Arrivé à Kano pour prendre son poste à
Bayero University in 1977, Roger Wilkinson profita beaucoup de la gentillesse
de Bob: “Il était de retour au Nigeria après son premier départ en retraite
quand nous l’avons rencontré ma femme et moi pour la première fois. Ayant
appris par la rumeur publique qu’un autre mordu des oiseaux arrivait à
l’Université, il s’arrangea pour savoir où nous étions; il était la gentillesse
en personne, nous invita chez lui où on trouvait compagnie, conversation et
repas. Un plat particulièrement mémorable fut un ragoût de Canard à
bosse où
dominait la chair de la première Sarcelle marbrée du Nigeria, tirée parmi un
vol d’une cinquantaine par un chasseur près de Nguru. Plus tard Bob venait à la
maison pour dîner mais une fois nous eûmes beaucoup de retard. Nous avions
essayé de capturer des engoulevents mais n’avions réussi qu’à revenir avec des
filets pleins de chauves-souris que Bob insista pour sortir des filets, avant
de commencer le repas.
“Sa vie
semble avoir été dominée, du moins me semble-t-il, par ses activités hors
bureau et même loin de la ville. Preneur d’oiseaux au filet passionné et plein
d’expérience, il nous emmena souvent sur ses sites préférés parfois près mais
aussi loin de Kano. Naturaliste authentique, il avait une énergie et un
enthousiasme inépuisables pour la vie et les oiseaux; plutôt que d’attendre et
de voir ce qui allait arriver, il préférait marcher à travers la brousse. Ce
qui est surprenant c’est que Bob ait gardé toute sa joie de vivre jusqu’à 90
ans. J’ai beaucoup appris de lui et je m’estime heureux d’être encore capable
de profiter de sa compagnie; je lui souhaite d’être encore capable longtemps de
profiter de la nature.”
Pour Gérard Morel, ex-Président de S.O.O.A.,
les relations avec Bob ont eu un caractère un peu différent: “J’ai en
effet longtemps résidé au Sénégal, donc loin du Nigéria et nous n’avions que
des contacts épistolaires. Mais, de retour en France, à ma retraite, je n’ai
pas tardé à rencontrer Bob en Angleterre pour les réunions annuelles du Conseil
de la S.O.O.A. et aussi sur le continent car, entre 1990 et 2000, plusieurs
réunions eurent lieu en Normandie et aux Pays-Bas et selon son habitude il n’hésita
pas à se joindre aux autres participants et nous montrait une fois encore sa
passion des oiseaux.
“Mais
je voudrais insister sur son rôle essentiel dans la Société pour des tâches
administratives rébarbatives et souvent obscures. Il continuait à assurer le
suivi de la comptabilité, recherchait le meilleur et le moins cher des
imprimeurs, rappelait aux membres négligents le paiement de leur cotisation et
assurait l’expédition des bulletins. Peu habitué à l’ordinateur et toujours
dans un grand souci d’économie, il m’écrivait sur de minuscules lettres l’objet
de sa requête qui était présenté dans un style concis mais parfaitement clair.

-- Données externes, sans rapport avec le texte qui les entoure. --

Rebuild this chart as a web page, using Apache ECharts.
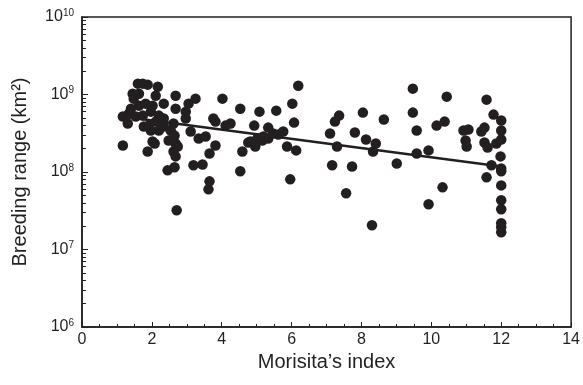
<!DOCTYPE html>
<html>
<head>
<meta charset="utf-8">
<script src="https://cdn.jsdelivr.net/npm/echarts@6/dist/echarts.min.js"></script>
<style>
  html, body { margin: 0; padding: 0; background: #fff; }
  #chart { width: 583px; height: 385px; }
</style>
</head>
<body>
<div id="chart"></div>
<script>
// Morisita's index (x) vs breeding range in km2 (y)
const morisita = [
  1.17, 1.17, 1.34, 1.31, 1.40, 1.45, 1.48, 1.54, 1.60, 1.63,
  1.63, 1.74, 1.74, 1.77, 1.82, 1.88, 1.88, 1.91, 2.02, 2.02,
  2.08, 2.11, 2.11, 2.17, 2.20, 2.20, 2.34, 2.34, 2.34, 2.48,
  2.45, 2.54, 2.62, 2.62, 2.65, 2.65, 2.68, 2.68, 2.68, 2.68,
  2.71, 2.74, 2.97, 2.97, 3.05, 3.11, 3.25, 3.34, 3.45, 3.19,
  3.54, 3.62, 3.65, 3.65, 3.76, 3.82, 3.82, 4.02, 4.11, 4.53,
  4.53, 4.59, 4.76, 1.97, 1.97, 4.25, 4.82, 4.93, 4.96, 5.02,
  5.08, 5.16, 5.19, 5.33, 5.33, 5.47, 5.56, 5.62, 5.76, 5.87,
  5.96, 6.02, 6.07, 6.13, 6.19, 7.10, 7.16, 7.24, 7.36, 7.30,
  7.56, 7.73, 7.81, 8.04, 8.13, 8.30, 8.33, 8.41, 8.64, 9.01,
  9.47, 9.47, 9.58, 9.58, 9.92, 9.92, 10.15, 10.32, 10.38, 10.44,
  10.92, 11.06, 10.98, 11.01, 11.43, 11.52, 11.52, 11.61, 11.58, 11.58,
  11.72, 11.78, 11.86, 11.98, 12, 12, 12, 12, 12, 12,
  12, 12, 12, 12, 12
];
const breedingRange = [
  5.19e8, 2.20e8, 5.66e8, 4.22e8, 6.56e8, 1.02e9, 8.84e8, 5.19e8, 1.38e9, 1.02e9,
  7.18e8, 1.38e9, 5.34e8, 3.86e8, 7.62e8, 1.34e9, 1.84e8, 3.97e8, 7.18e8, 2.47e8,
  2.33e8, 9.66e8, 4.47e8, 1.26e9, 5.34e8, 3.43e8, 7.62e8, 4.89e8, 3.86e8, 2.55e8,
  1.05e8, 3.43e8, 4.22e8, 1.84e8, 2.95e8, 1.15e8, 9.66e8, 6.56e8, 2.33e8, 1.59e8,
  3.21e7, 2.13e8, 6.01e8, 4.89e8, 7.62e8, 3.33e8, 8.84e8, 2.70e8, 1.25e8, 1.22e8,
  2.87e8, 5.97e7, 1.73e8, 7.57e7, 4.89e8, 4.47e8, 2.20e8, 8.84e8, 3.97e8, 6.56e8,
  1.02e8, 1.84e8, 2.40e8, 3.43e8, 6.01e8, 4.22e8, 2.47e8, 3.97e8, 2.13e8, 2.70e8,
  6.01e8, 2.55e8, 2.87e8, 3.74e8, 2.70e8, 3.14e8, 6.19e8, 3.04e8, 3.33e8, 2.13e8,
  8.04e7, 7.62e8, 4.34e8, 1.90e8, 1.30e9, 3.14e8, 1.22e8, 4.47e8, 5.34e8, 2.13e8,
  5.31e7, 1.18e8, 3.23e8, 5.84e8, 2.62e8, 2.06e7, 1.84e8, 2.33e8, 4.75e8, 1.29e8,
  1.19e9, 5.84e8, 3.43e8, 1.73e8, 1.90e8, 3.84e7, 3.97e8, 6.34e7, 4.47e8, 9.38e8,
  3.43e8, 3.53e8, 2.55e8, 2.13e8, 3.33e8, 3.74e8, 2.40e8, 2.07e8, 8.58e8, 8.53e7,
  1.22e8, 5.50e8, 2.33e8, 1.59e8, 4.61e8, 3.43e8, 2.62e8, 1.11e8, 1.02e8, 6.72e7,
  4.32e7, 3.31e7, 2.18e7, 1.94e7, 1.67e7
];
// fitted regression line end points
const fitX = [1.15, 12.0];
const fitY = [5.2e8, 1.18e8];

const ink = '#231f20';
const font = 'Liberation Sans';

// minor log ticks: 2..9 x each decade
const minorTicks = [];
for (let e = 6; e < 10; e++) {
  for (let m = 2; m <= 9; m++) minorTicks.push(m * Math.pow(10, e));
}

const chart = echarts.init(document.getElementById('chart'), null, { renderer: 'canvas' });

chart.setOption({
  animation: false,
  grid: {
    left: 82,
    right: 10,
    top: 17,
    bottom: 58,
    show: true,
    borderColor: ink,
    borderWidth: 1.5,
  },
  xAxis: {
    type: 'value',
    min: 0,
    max: 14,
    interval: 2,
    name: 'Morisita\u2019s index',
    nameLocation: 'middle',
    nameGap: 16,
    nameTextStyle: { fontFamily: font, fontSize: 20, color: ink },
    axisLine: { show: true, lineStyle: { color: ink, width: 1.5 } },
    axisTick: { show: true, inside: true, length: 5, lineStyle: { color: ink } },
    minorTick: { show: true, splitNumber: 4, length: 3, lineStyle: { color: ink } },
    splitLine: { show: false },
    axisLabel: { fontFamily: font, fontSize: 16, color: ink, margin: 5 },
  },
  yAxis: [
    {
      type: 'log',
      logBase: 10,
      min: 1e6,
      max: 1e10,
      name: 'Breeding range (km\u00b2)',
      nameLocation: 'middle',
      nameGap: 52,
      nameTextStyle: { fontFamily: font, fontSize: 20, color: ink },
      axisLine: { show: true, lineStyle: { color: ink, width: 1.5 } },
      axisTick: { show: true, inside: true, length: 6, lineStyle: { color: ink } },
      splitLine: { show: false },
      axisLabel: {
        margin: 8,
        formatter: function (val) {
          const e = Math.round(Math.log10(val));
          return '{b|10}{s|' + e + '}';
        },
        rich: {
          b: { fontFamily: font, fontSize: 16, color: ink, lineHeight: 18 },
          s: { fontFamily: font, fontSize: 10, color: ink, verticalAlign: 'top', lineHeight: 18, padding: [0, 0, 6, 0] },
        },
      },
    },
    {
      type: 'log',
      logBase: 10,
      min: 1e6,
      max: 1e10,
      position: 'left',
      axisLine: { show: false },
      axisLabel: { show: false },
      splitLine: { show: false },
      axisTick: {
        show: true,
        inside: true,
        length: 4,
        customValues: minorTicks,
        lineStyle: { color: ink },
      },
    },
  ],
  series: [
    {
      type: 'scatter',
      symbol: 'circle',
      symbolSize: 10.5,
      itemStyle: { color: ink, opacity: 1 },
      data: morisita.map((x, i) => [x, breedingRange[i]]),
    },
    {
      type: 'line',
      symbol: 'none',
      lineStyle: { color: ink, width: 2.5 },
      data: fitX.map((x, i) => [x, fitY[i]]),
      z: 3,
    },
  ],
});
</script>
</body>
</html>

C’est grâce à une telle gestion que le montant de la cotisation fut maintenu si
longtemps sans que cela nuise à la qualité du bulletin, bien au contraire.
“J’imagine
mal la Société sans Bob et ne puis oublier son accueil chaleureux dans sa
maison tranquille, perdue dans la campagne à proximité d’un cours d’eau et, en
tant que Président, je tiens à le remercier d’une collaboration aussi agréable
qu’efficace. Bonne continuation, cher Bob, et en route pour votre centenaire,
n’est-ce pas.”
C’est avec
grand plaisir que le Conseil de S.O.O.A. a offert à Bob une Adhésion Honoraire
à Vie, faible témoignage de notre gratitude.